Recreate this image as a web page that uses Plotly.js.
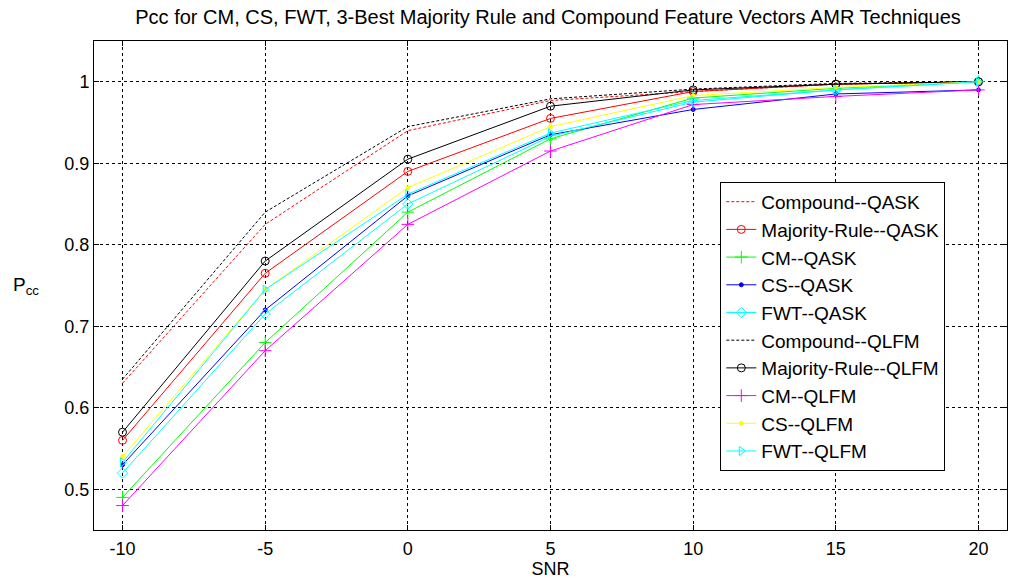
<!DOCTYPE html>
<html>
<head>
<meta charset="utf-8">
<script src="https://cdn.plot.ly/plotly-3.0.1.min.js"></script>
<style>html,body{margin:0;padding:0;background:#fff;}#chart{width:1013px;height:581px;}</style>
</head>
<body>
<div id="chart"></div>
<script>
const snr = [-10, -5, 0, 5, 10, 15, 20];
const xTickLabels = ['-10', '-5', '0', '5', '10', '15', '20'];
const yTickVals = [0.5, 0.6, 0.7, 0.8, 0.9, 1];
const yTickLabels = ['0.5', '0.6', '0.7', '0.8', '0.9', '1'];

const compoundQASK = [0.63, 0.825, 0.94, 0.977, 0.988, 0.997, 1.0];
const majorityQASK = [0.56, 0.765, 0.89, 0.955, 0.988, 0.997, 1.0];
const cmQASK = [0.49, 0.68, 0.84, 0.93, 0.98, 0.992, 1.0];
const csQASK = [0.53, 0.72, 0.86, 0.935, 0.966, 0.985, 0.99];
const fwtQASK = [0.52, 0.715, 0.85, 0.933, 0.975, 0.99, 1.0];
const compoundQLFM = [0.635, 0.84, 0.945, 0.979, 0.991, 0.998, 1.0];
const majorityQLFM = [0.57, 0.78, 0.905, 0.97, 0.99, 0.997, 1.0];
const cmQLFM = [0.48, 0.67, 0.825, 0.915, 0.972, 0.982, 0.99];
const csQLFM = [0.54, 0.745, 0.87, 0.945, 0.983, 0.993, 1.0];
const fwtQLFM = [0.533, 0.745, 0.862, 0.937, 0.977, 0.99, 1.0];

const names = ['Compound--QASK', 'Majority-Rule--QASK', 'CM--QASK', 'CS--QASK', 'FWT--QASK',
               'Compound--QLFM', 'Majority-Rule--QLFM', 'CM--QLFM', 'CS--QLFM', 'FWT--QLFM'];

function tr(name, y, color, dash, symbol, msize) {
  const t = {
    x: snr, y: y, name: name, type: 'scatter',
    mode: symbol ? 'lines+markers' : 'lines',
    line: {color: color, width: 1, dash: dash || 'solid'}
  };
  if (symbol) t.marker = {symbol: symbol, size: msize || 7, color: color, line: {color: color, width: 1}};
  return t;
}

const data = [
  tr(names[0], compoundQASK, '#ff0000', '3px,2px', null),
  tr(names[1], majorityQASK, '#ff0000', 'solid', 'circle-open', 8),
  tr(names[2], cmQASK, '#00ff00', 'solid', 'cross-thin-open', 9),
  tr(names[3], csQASK, '#0000ff', 'solid', 'circle', 4),
  tr(names[4], fwtQASK, '#00ffff', 'solid', 'diamond-open', 8),
  tr(names[5], compoundQLFM, '#000000', '3px,2px', null),
  tr(names[6], majorityQLFM, '#000000', 'solid', 'circle-open', 8),
  tr(names[7], cmQLFM, '#ff00ff', 'solid', 'cross-thin-open', 9),
  tr(names[8], csQLFM, '#ffff00', 'solid', 'circle', 4),
  tr(names[9], fwtQLFM, '#00ffff', 'solid', 'triangle-right-open', 8)
];

const FAM = 'Liberation Sans, Arial, sans-serif';
const font = {family: FAM, size: 18, color: '#000'};

const layout = {
  width: 1013, height: 581,
  margin: {l: 94, r: 6, t: 41, b: 51},
  paper_bgcolor: '#fff', plot_bgcolor: '#fff',
  font: font,
  title: {text: 'Pcc for CM, CS, FWT, 3-Best Majority Rule and Compound Feature Vectors AMR Techniques',
          font: {family: FAM, size: 20, color: '#000'},
          x: 0.541, xanchor: 'center', y: 0.97, yanchor: 'middle'},
  xaxis: {
    range: [-11, 21], tickvals: snr, ticktext: xTickLabels,
    showline: true, linecolor: '#000', linewidth: 1, mirror: 'allticks',
    ticks: 'inside', ticklen: 5, tickcolor: '#000',
    showgrid: true, gridcolor: '#000', griddash: 'dot', gridwidth: 1,
    zeroline: false, tickfont: font, ticklabelstandoff: 2,
    title: {text: 'SNR', font: font, standoff: 0}
  },
  yaxis: {
    range: [0.45, 1.05], tickvals: yTickVals, ticktext: yTickLabels,
    showline: true, linecolor: '#000', linewidth: 1, mirror: 'allticks',
    ticks: 'inside', ticklen: 5, tickcolor: '#000',
    showgrid: true, gridcolor: '#000', griddash: 'dot', gridwidth: 1,
    zeroline: false, tickfont: font, ticklabelstandoff: 0
  },
  legend: {
    x: 0.686, y: 0.712, xanchor: 'left', yanchor: 'top',
    bgcolor: '#fff', bordercolor: '#000', borderwidth: 1,
    font: {family: FAM, size: 19, color: '#000'},
    tracegroupgap: 0
  },
  showlegend: true,
  annotations: [{
    text: 'P<sub>cc</sub>', xref: 'paper', yref: 'paper', x: -0.074, y: 0.5,
    xanchor: 'center', yanchor: 'middle', showarrow: false, font: {family: FAM, size: 19, color: '#000'}
  }]
};

Plotly.newPlot('chart', data, layout, {displayModeBar: false, staticPlot: true});
</script>
</body>
</html>
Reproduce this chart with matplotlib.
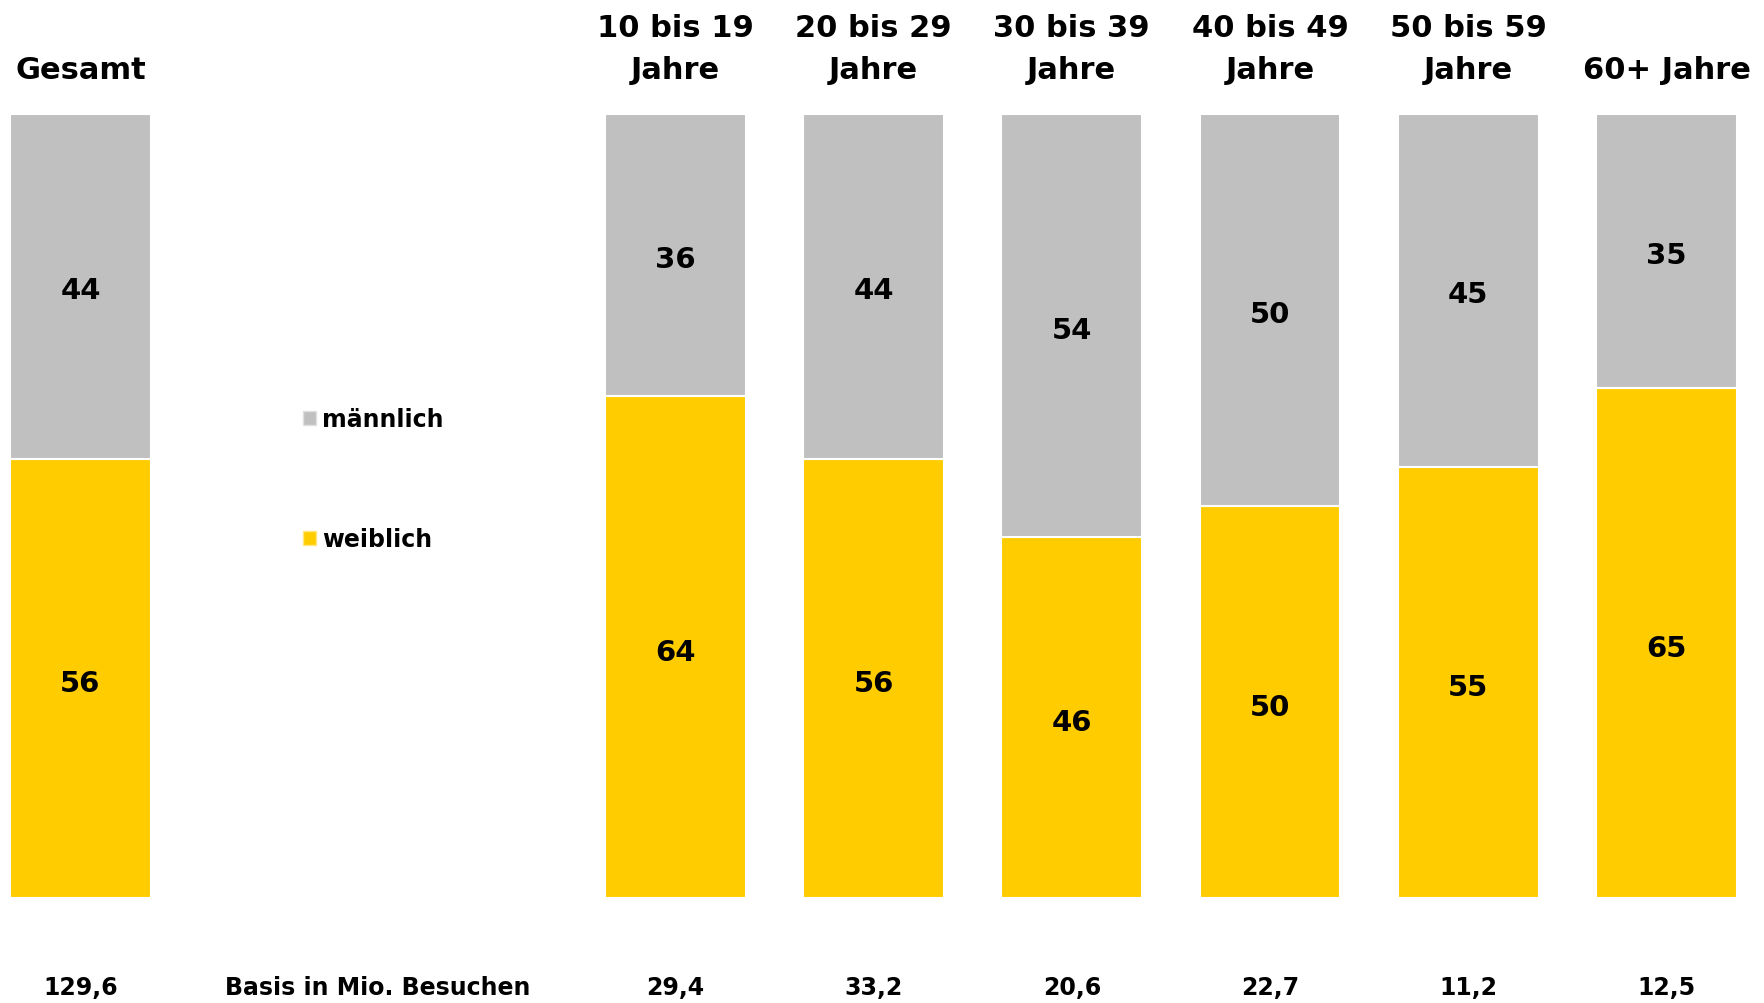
import matplotlib.pyplot as plt
from matplotlib.patches import Patch

# data
groups = ['Gesamt', '10 bis 19\nJahre', '20 bis 29\nJahre', '30 bis 39\nJahre',
          '40 bis 49\nJahre', '50 bis 59\nJahre', '60+ Jahre']
positions = [0, 3, 4, 5, 6, 7, 8]
weiblich = [56, 64, 56, 46, 50, 55, 65]
maennlich = [44, 36, 44, 54, 50, 45, 35]
basis = ['129,6', '29,4', '33,2', '20,6', '22,7', '11,2', '12,5']
basis_label = 'Basis in Mio. Besuchen'

grey = '#C0C0C0'
yellow = '#FFCC00'

plt.rcParams['font.family'] = 'DejaVu Sans'
plt.rcParams['font.weight'] = 'bold'

fig = plt.figure(figsize=(17.64, 10.04), dpi=100)
ax = fig.add_axes([0.0057, 0.1046, 0.9790, 0.7809])

ax.bar(positions, weiblich, width=0.71, color=yellow, edgecolor='white', linewidth=1.5)
ax.bar(positions, maennlich, width=0.71, bottom=weiblich, color=grey, edgecolor='white', linewidth=1.5)

# Werte leicht unter die Segmentmitte, wie im Original
for xi, w, m in zip(positions, weiblich, maennlich):
    ax.text(xi, w / 2 - 0.6, str(w), ha='center', va='center', fontsize=21, fontweight='bold')
    ax.text(xi, w + m / 2 - 0.5, str(m), ha='center', va='center', fontsize=21, fontweight='bold')

# Gruppen oben
for xi, g in zip(positions, groups):
    ax.text(xi, 104.6, g, ha='center', va='baseline', fontsize=22, fontweight='bold',
            linespacing=1.55, clip_on=False)

# Basis unten
for xi, b in zip(positions, basis):
    ax.text(xi, -11.3, b, ha='center', va='center', fontsize=17, fontweight='bold', clip_on=False)
ax.text(1.5, -11.3, basis_label, ha='center', va='center', fontsize=17, fontweight='bold',
        clip_on=False)

ax.set_xlim(-0.355, 8.355)
ax.set_ylim(0, 100)
ax.axis('off')

handles = [Patch(facecolor=grey, edgecolor='#e0e0e0', label='männlich'),
           Patch(facecolor=yellow, edgecolor='#ffe680', label='weiblich')]
fig.legend(handles=handles, loc='upper left', bbox_to_anchor=(0.165, 0.605),
           frameon=False, fontsize=17, handlelength=0.55, handleheight=0.55,
           handletextpad=0.25, labelspacing=4.05, borderpad=0)

fig.savefig('out.png', dpi=100)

───

STATED GOAL: The pictures in the entries should be left out; output everything else exactly.

FINAL RESULT:
Recreate this image as a web page that uses Plotly.js.
<!DOCTYPE html>
<html>
<head>
<meta charset="utf-8">
<script src="https://cdn.plot.ly/plotly-3.0.1.min.js"></script>
<style>html,body{margin:0;padding:0;background:#fff;}#chart{width:1013px;height:581px;}</style>
</head>
<body>
<div id="chart"></div>
<script>
const snr = [-10, -5, 0, 5, 10, 15, 20];
const xTickLabels = ['-10', '-5', '0', '5', '10', '15', '20'];
const yTickVals = [0.5, 0.6, 0.7, 0.8, 0.9, 1];
const yTickLabels = ['0.5', '0.6', '0.7', '0.8', '0.9', '1'];

const compoundQASK = [0.63, 0.825, 0.94, 0.977, 0.988, 0.997, 1.0];
const majorityQASK = [0.56, 0.765, 0.89, 0.955, 0.988, 0.997, 1.0];
const cmQASK = [0.49, 0.68, 0.84, 0.93, 0.98, 0.992, 1.0];
const csQASK = [0.53, 0.72, 0.86, 0.935, 0.966, 0.985, 0.99];
const fwtQASK = [0.52, 0.715, 0.85, 0.933, 0.975, 0.99, 1.0];
const compoundQLFM = [0.635, 0.84, 0.945, 0.979, 0.991, 0.998, 1.0];
const majorityQLFM = [0.57, 0.78, 0.905, 0.97, 0.99, 0.997, 1.0];
const cmQLFM = [0.48, 0.67, 0.825, 0.915, 0.972, 0.982, 0.99];
const csQLFM = [0.54, 0.745, 0.87, 0.945, 0.983, 0.993, 1.0];
const fwtQLFM = [0.533, 0.745, 0.862, 0.937, 0.977, 0.99, 1.0];

const names = ['Compound--QASK', 'Majority-Rule--QASK', 'CM--QASK', 'CS--QASK', 'FWT--QASK',
               'Compound--QLFM', 'Majority-Rule--QLFM', 'CM--QLFM', 'CS--QLFM', 'FWT--QLFM'];

function tr(name, y, color, dash, symbol, msize) {
  const t = {
    x: snr, y: y, name: name, type: 'scatter',
    mode: symbol ? 'lines+markers' : 'lines',
    line: {color: color, width: 1, dash: dash || 'solid'}
  };
  if (symbol) t.marker = {symbol: symbol, size: msize || 7, color: color, line: {color: color, width: 1}};
  return t;
}

const data = [
  tr(names[0], compoundQASK, '#ff0000', '3px,2px', null),
  tr(names[1], majorityQASK, '#ff0000', 'solid', 'circle-open', 8),
  tr(names[2], cmQASK, '#00ff00', 'solid', 'cross-thin-open', 9),
  tr(names[3], csQASK, '#0000ff', 'solid', 'circle', 4),
  tr(names[4], fwtQASK, '#00ffff', 'solid', 'diamond-open', 8),
  tr(names[5], compoundQLFM, '#000000', '3px,2px', null),
  tr(names[6], majorityQLFM, '#000000', 'solid', 'circle-open', 8),
  tr(names[7], cmQLFM, '#ff00ff', 'solid', 'cross-thin-open', 9),
  tr(names[8], csQLFM, '#ffff00', 'solid', 'circle', 4),
  tr(names[9], fwtQLFM, '#00ffff', 'solid', 'triangle-right-open', 8)
];

const FAM = 'Liberation Sans, Arial, sans-serif';
const font = {family: FAM, size: 18, color: '#000'};

const layout = {
  width: 1013, height: 581,
  margin: {l: 94, r: 6, t: 41, b: 51},
  paper_bgcolor: '#fff', plot_bgcolor: '#fff',
  font: font,
  title: {text: 'Pcc for CM, CS, FWT, 3-Best Majority Rule and Compound Feature Vectors AMR Techniques',
          font: {family: FAM, size: 20, color: '#000'},
          x: 0.541, xanchor: 'center', y: 0.97, yanchor: 'middle'},
  xaxis: {
    range: [-11, 21], tickvals: snr, ticktext: xTickLabels,
    showline: true, linecolor: '#000', linewidth: 1, mirror: 'allticks',
    ticks: 'inside', ticklen: 5, tickcolor: '#000',
    showgrid: true, gridcolor: '#000', griddash: 'dot', gridwidth: 1,
    zeroline: false, tickfont: font, ticklabelstandoff: 2,
    title: {text: 'SNR', font: font, standoff: 0}
  },
  yaxis: {
    range: [0.45, 1.05], tickvals: yTickVals, ticktext: yTickLabels,
    showline: true, linecolor: '#000', linewidth: 1, mirror: 'allticks',
    ticks: 'inside', ticklen: 5, tickcolor: '#000',
    showgrid: true, gridcolor: '#000', griddash: 'dot', gridwidth: 1,
    zeroline: false, tickfont: font, ticklabelstandoff: 0
  },
  legend: {
    x: 0.686, y: 0.712, xanchor: 'left', yanchor: 'top',
    bgcolor: '#fff', bordercolor: '#000', borderwidth: 1,
    font: {family: FAM, size: 19, color: '#000'},
    tracegroupgap: 0
  },
  showlegend: true,
  annotations: [{
    text: 'P<sub>cc</sub>', xref: 'paper', yref: 'paper', x: -0.074, y: 0.5,
    xanchor: 'center', yanchor: 'middle', showarrow: false, font: {family: FAM, size: 19, color: '#000'}
  }]
};

Plotly.newPlot('chart', data, layout, {displayModeBar: false, staticPlot: true});
</script>
</body>
</html>
Reproduce this chart with matplotlib.
import matplotlib.pyplot as plt
from matplotlib.patches import Patch

# data
groups = ['Gesamt', '10 bis 19\nJahre', '20 bis 29\nJahre', '30 bis 39\nJahre',
          '40 bis 49\nJahre', '50 bis 59\nJahre', '60+ Jahre']
positions = [0, 3, 4, 5, 6, 7, 8]
weiblich = [56, 64, 56, 46, 50, 55, 65]
maennlich = [44, 36, 44, 54, 50, 45, 35]
basis = ['129,6', '29,4', '33,2', '20,6', '22,7', '11,2', '12,5']
basis_label = 'Basis in Mio. Besuchen'

grey = '#C0C0C0'
yellow = '#FFCC00'

plt.rcParams['font.family'] = 'DejaVu Sans'
plt.rcParams['font.weight'] = 'bold'

fig = plt.figure(figsize=(17.64, 10.04), dpi=100)
ax = fig.add_axes([0.0057, 0.1046, 0.9790, 0.7809])

ax.bar(positions, weiblich, width=0.71, color=yellow, edgecolor='white', linewidth=1.5)
ax.bar(positions, maennlich, width=0.71, bottom=weiblich, color=grey, edgecolor='white', linewidth=1.5)

# Werte leicht unter die Segmentmitte, wie im Original
for xi, w, m in zip(positions, weiblich, maennlich):
    ax.text(xi, w / 2 - 0.6, str(w), ha='center', va='center', fontsize=21, fontweight='bold')
    ax.text(xi, w + m / 2 - 0.5, str(m), ha='center', va='center', fontsize=21, fontweight='bold')

# Gruppen oben
for xi, g in zip(positions, groups):
    ax.text(xi, 104.6, g, ha='center', va='baseline', fontsize=22, fontweight='bold',
            linespacing=1.55, clip_on=False)

# Basis unten
for xi, b in zip(positions, basis):
    ax.text(xi, -11.3, b, ha='center', va='center', fontsize=17, fontweight='bold', clip_on=False)
ax.text(1.5, -11.3, basis_label, ha='center', va='center', fontsize=17, fontweight='bold',
        clip_on=False)

ax.set_xlim(-0.355, 8.355)
ax.set_ylim(0, 100)
ax.axis('off')

handles = [Patch(facecolor=grey, edgecolor='#e0e0e0', label='männlich'),
           Patch(facecolor=yellow, edgecolor='#ffe680', label='weiblich')]
fig.legend(handles=handles, loc='upper left', bbox_to_anchor=(0.165, 0.605),
           frameon=False, fontsize=17, handlelength=0.55, handleheight=0.55,
           handletextpad=0.25, labelspacing=4.05, borderpad=0)

fig.savefig('out.png', dpi=100)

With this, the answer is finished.